▸ Source code of charts:
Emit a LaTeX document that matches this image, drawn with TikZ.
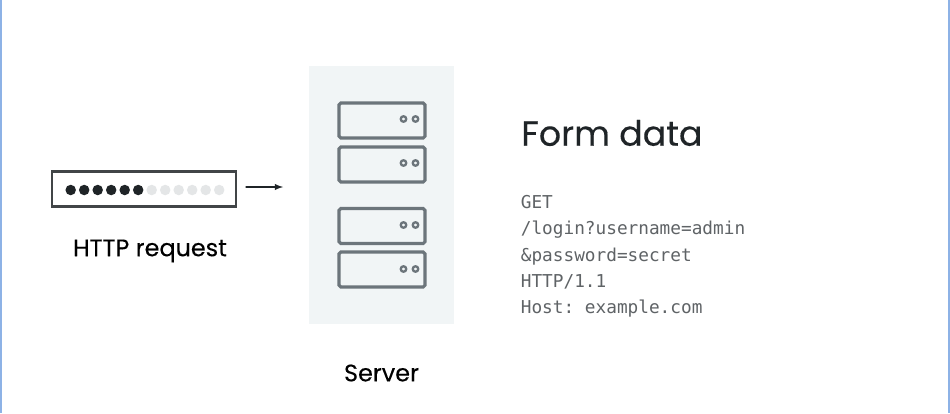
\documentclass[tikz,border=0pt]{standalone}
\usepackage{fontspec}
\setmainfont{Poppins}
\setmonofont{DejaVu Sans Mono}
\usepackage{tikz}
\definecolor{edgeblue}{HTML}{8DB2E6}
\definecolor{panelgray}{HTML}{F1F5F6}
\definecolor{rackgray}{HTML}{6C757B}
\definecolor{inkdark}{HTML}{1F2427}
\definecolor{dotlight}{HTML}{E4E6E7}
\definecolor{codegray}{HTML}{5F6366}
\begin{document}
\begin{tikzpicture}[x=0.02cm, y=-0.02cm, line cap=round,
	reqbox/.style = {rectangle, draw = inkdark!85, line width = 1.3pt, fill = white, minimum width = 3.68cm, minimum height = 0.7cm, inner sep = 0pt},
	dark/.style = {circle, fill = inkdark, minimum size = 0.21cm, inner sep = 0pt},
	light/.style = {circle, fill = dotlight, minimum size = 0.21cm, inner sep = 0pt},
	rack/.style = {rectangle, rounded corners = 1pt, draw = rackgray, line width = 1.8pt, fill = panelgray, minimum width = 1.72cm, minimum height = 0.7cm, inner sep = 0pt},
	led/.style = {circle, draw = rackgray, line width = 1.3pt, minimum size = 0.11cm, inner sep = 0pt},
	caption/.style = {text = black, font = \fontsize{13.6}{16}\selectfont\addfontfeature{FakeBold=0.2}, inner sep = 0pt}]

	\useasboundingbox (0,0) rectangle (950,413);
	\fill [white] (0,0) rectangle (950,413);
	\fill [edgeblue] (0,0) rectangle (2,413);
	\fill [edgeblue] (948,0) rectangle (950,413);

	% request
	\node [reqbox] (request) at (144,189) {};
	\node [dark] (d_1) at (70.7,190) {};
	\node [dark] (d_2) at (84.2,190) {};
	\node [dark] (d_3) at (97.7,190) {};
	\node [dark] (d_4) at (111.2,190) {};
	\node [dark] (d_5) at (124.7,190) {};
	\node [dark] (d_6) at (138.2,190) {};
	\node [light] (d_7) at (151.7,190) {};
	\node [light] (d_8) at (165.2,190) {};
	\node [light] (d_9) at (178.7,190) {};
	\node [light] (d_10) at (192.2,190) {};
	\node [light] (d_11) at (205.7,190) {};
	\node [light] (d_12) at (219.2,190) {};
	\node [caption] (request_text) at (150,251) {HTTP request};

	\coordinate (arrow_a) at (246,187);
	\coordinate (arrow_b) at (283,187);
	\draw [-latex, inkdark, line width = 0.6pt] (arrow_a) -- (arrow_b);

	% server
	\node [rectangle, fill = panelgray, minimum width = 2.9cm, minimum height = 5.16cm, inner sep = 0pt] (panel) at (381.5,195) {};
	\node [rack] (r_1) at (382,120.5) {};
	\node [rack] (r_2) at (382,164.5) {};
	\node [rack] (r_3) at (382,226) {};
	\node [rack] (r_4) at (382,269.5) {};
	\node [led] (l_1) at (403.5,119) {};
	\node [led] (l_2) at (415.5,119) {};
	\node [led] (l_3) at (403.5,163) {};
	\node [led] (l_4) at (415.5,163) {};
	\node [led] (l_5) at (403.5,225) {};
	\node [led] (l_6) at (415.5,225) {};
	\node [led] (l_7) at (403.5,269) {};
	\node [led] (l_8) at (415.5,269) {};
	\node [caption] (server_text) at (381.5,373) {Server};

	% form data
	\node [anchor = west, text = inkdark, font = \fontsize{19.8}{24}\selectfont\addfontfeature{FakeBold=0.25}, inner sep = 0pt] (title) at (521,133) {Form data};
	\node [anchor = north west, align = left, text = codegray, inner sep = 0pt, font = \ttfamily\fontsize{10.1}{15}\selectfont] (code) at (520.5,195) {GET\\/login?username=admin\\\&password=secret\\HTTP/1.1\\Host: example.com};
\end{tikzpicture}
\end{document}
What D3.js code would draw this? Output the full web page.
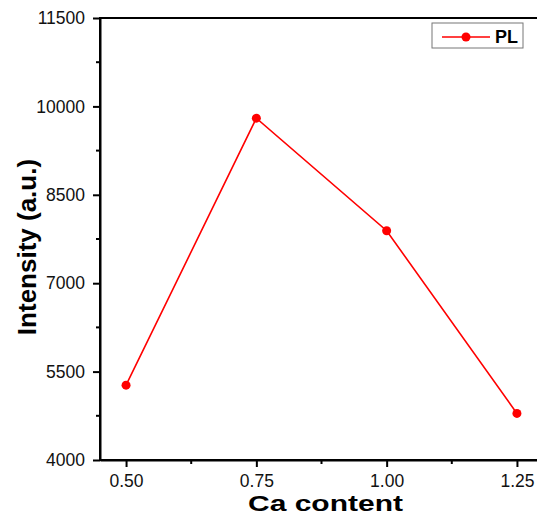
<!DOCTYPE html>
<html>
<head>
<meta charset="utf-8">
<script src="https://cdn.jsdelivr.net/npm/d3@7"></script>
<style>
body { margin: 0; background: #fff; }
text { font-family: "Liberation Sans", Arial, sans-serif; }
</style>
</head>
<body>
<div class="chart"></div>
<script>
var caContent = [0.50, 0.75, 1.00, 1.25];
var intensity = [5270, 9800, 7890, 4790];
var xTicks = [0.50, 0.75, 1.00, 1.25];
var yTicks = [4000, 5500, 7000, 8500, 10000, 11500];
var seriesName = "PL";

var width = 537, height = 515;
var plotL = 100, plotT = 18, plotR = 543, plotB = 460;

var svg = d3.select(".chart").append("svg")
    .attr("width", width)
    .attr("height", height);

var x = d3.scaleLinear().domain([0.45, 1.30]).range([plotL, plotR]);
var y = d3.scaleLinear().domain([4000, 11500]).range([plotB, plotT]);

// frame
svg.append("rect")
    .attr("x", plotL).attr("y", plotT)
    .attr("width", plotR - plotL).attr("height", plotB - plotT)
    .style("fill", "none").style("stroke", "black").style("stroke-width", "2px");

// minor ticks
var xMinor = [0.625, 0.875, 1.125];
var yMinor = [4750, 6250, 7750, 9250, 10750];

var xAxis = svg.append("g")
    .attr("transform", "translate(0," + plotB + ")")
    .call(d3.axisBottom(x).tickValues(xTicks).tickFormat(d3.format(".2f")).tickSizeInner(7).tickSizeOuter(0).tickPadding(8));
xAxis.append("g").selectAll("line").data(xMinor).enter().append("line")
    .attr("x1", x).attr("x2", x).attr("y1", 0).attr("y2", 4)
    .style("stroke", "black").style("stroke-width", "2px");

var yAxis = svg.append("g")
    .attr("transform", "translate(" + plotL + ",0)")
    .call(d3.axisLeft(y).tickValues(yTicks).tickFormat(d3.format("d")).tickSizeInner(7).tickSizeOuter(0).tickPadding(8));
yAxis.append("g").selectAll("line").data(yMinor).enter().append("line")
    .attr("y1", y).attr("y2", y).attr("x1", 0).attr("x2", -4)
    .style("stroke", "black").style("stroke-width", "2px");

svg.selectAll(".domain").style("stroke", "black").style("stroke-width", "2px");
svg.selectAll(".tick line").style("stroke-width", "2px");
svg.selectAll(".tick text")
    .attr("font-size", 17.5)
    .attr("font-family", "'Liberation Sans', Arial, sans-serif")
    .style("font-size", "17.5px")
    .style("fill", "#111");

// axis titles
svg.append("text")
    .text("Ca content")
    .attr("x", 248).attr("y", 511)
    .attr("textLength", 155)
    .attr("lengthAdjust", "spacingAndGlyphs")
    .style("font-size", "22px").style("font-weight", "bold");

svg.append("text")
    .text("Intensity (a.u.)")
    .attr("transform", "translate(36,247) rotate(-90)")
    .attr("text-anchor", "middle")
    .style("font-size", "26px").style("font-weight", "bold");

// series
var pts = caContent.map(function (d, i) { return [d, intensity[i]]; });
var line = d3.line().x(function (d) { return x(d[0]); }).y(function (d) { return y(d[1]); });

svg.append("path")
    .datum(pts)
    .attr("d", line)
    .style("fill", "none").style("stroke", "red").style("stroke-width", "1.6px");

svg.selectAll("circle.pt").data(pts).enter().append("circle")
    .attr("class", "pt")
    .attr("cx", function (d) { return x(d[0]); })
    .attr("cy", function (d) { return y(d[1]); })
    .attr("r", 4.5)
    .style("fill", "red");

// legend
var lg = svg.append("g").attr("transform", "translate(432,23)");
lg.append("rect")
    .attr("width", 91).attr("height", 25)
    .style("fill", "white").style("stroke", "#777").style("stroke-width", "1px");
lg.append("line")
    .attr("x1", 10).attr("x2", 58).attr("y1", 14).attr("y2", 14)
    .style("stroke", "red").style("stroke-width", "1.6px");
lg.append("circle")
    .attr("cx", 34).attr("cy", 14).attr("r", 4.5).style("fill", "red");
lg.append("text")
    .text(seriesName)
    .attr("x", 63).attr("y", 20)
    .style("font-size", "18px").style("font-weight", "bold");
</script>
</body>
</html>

▸ TO BE DONE: Show the lines that mention the word "this".

▸ TASK RESPONSE:
Emit a LaTeX document that matches this image, drawn with TikZ.
What D3.js code would draw this? Output the full web page.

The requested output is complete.